§ Work to be completed
Exactly repeat the material, dropping only the pictures.

§ Dataset section
begin

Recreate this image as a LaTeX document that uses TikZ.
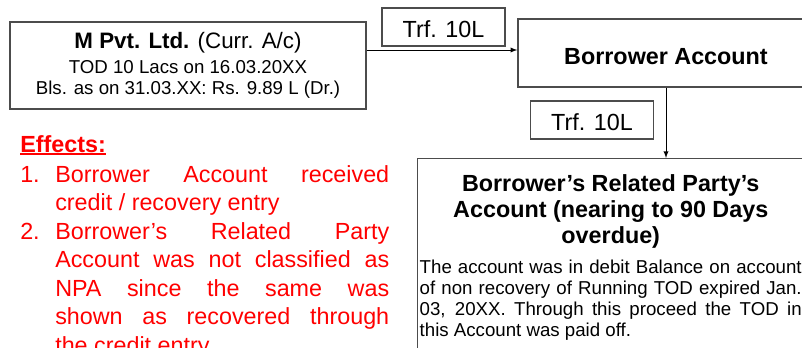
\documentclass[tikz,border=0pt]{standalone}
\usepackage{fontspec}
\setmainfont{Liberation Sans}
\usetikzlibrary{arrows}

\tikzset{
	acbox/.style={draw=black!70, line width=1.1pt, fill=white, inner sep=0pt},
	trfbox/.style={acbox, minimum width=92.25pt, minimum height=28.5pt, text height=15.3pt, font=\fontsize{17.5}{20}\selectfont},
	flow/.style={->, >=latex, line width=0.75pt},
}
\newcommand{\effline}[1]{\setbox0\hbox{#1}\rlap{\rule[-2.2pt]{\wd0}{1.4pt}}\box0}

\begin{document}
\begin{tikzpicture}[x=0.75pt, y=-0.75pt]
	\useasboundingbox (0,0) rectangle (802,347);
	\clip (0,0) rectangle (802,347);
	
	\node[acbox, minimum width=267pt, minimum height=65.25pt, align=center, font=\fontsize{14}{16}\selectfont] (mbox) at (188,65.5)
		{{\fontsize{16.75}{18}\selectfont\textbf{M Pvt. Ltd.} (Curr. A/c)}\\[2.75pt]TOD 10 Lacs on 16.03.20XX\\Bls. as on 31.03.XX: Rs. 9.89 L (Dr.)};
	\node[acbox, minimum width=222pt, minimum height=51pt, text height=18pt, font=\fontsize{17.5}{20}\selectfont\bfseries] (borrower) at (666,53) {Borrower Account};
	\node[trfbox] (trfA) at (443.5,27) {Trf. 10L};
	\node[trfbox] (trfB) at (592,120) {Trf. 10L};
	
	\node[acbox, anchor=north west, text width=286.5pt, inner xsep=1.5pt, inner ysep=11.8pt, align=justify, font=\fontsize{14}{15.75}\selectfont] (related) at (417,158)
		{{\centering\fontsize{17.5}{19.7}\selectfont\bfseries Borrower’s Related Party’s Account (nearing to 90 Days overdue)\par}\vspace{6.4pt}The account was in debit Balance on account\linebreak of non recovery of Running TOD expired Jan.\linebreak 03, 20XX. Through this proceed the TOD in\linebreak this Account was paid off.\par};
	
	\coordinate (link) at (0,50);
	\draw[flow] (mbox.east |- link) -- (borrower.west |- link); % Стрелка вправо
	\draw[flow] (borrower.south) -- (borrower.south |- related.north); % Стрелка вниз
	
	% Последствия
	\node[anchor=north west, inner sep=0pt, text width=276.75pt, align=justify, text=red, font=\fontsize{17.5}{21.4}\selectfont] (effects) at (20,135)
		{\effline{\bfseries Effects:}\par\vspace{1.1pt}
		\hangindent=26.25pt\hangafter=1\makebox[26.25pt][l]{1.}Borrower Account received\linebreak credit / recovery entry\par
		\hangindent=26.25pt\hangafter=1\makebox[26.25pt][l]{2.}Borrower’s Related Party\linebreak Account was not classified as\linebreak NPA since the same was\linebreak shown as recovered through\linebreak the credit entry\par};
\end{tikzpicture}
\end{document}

end

§ Correct result
Recreate this image as a LaTeX document that uses TikZ.
\documentclass[tikz,border=0pt]{standalone}
\usepackage{fontspec}
\setmainfont{Liberation Sans}
\usetikzlibrary{arrows}

\tikzset{
	acbox/.style={draw=black!70, line width=1.1pt, fill=white, inner sep=0pt},
	trfbox/.style={acbox, minimum width=92.25pt, minimum height=28.5pt, text height=15.3pt, font=\fontsize{17.5}{20}\selectfont},
	flow/.style={->, >=latex, line width=0.75pt},
}
\newcommand{\effline}[1]{\setbox0\hbox{#1}\rlap{\rule[-2.2pt]{\wd0}{1.4pt}}\box0}

\begin{document}
\begin{tikzpicture}[x=0.75pt, y=-0.75pt]
	\useasboundingbox (0,0) rectangle (802,347);
	\clip (0,0) rectangle (802,347);
	
	\node[acbox, minimum width=267pt, minimum height=65.25pt, align=center, font=\fontsize{14}{16}\selectfont] (mbox) at (188,65.5)
		{{\fontsize{16.75}{18}\selectfont\textbf{M Pvt. Ltd.} (Curr. A/c)}\\[2.75pt]TOD 10 Lacs on 16.03.20XX\\Bls. as on 31.03.XX: Rs. 9.89 L (Dr.)};
	\node[acbox, minimum width=222pt, minimum height=51pt, text height=18pt, font=\fontsize{17.5}{20}\selectfont\bfseries] (borrower) at (666,53) {Borrower Account};
	\node[trfbox] (trfA) at (443.5,27) {Trf. 10L};
	\node[trfbox] (trfB) at (592,120) {Trf. 10L};
	
	\node[acbox, anchor=north west, text width=286.5pt, inner xsep=1.5pt, inner ysep=11.8pt, align=justify, font=\fontsize{14}{15.75}\selectfont] (related) at (417,158)
		{{\centering\fontsize{17.5}{19.7}\selectfont\bfseries Borrower’s Related Party’s Account (nearing to 90 Days overdue)\par}\vspace{6.4pt}The account was in debit Balance on account\linebreak of non recovery of Running TOD expired Jan.\linebreak 03, 20XX. Through this proceed the TOD in\linebreak this Account was paid off.\par};
	
	\coordinate (link) at (0,50);
	\draw[flow] (mbox.east |- link) -- (borrower.west |- link); % Стрелка вправо
	\draw[flow] (borrower.south) -- (borrower.south |- related.north); % Стрелка вниз
	
	% Последствия
	\node[anchor=north west, inner sep=0pt, text width=276.75pt, align=justify, text=red, font=\fontsize{17.5}{21.4}\selectfont] (effects) at (20,135)
		{\effline{\bfseries Effects:}\par\vspace{1.1pt}
		\hangindent=26.25pt\hangafter=1\makebox[26.25pt][l]{1.}Borrower Account received\linebreak credit / recovery entry\par
		\hangindent=26.25pt\hangafter=1\makebox[26.25pt][l]{2.}Borrower’s Related Party\linebreak Account was not classified as\linebreak NPA since the same was\linebreak shown as recovered through\linebreak the credit entry\par};
\end{tikzpicture}
\end{document}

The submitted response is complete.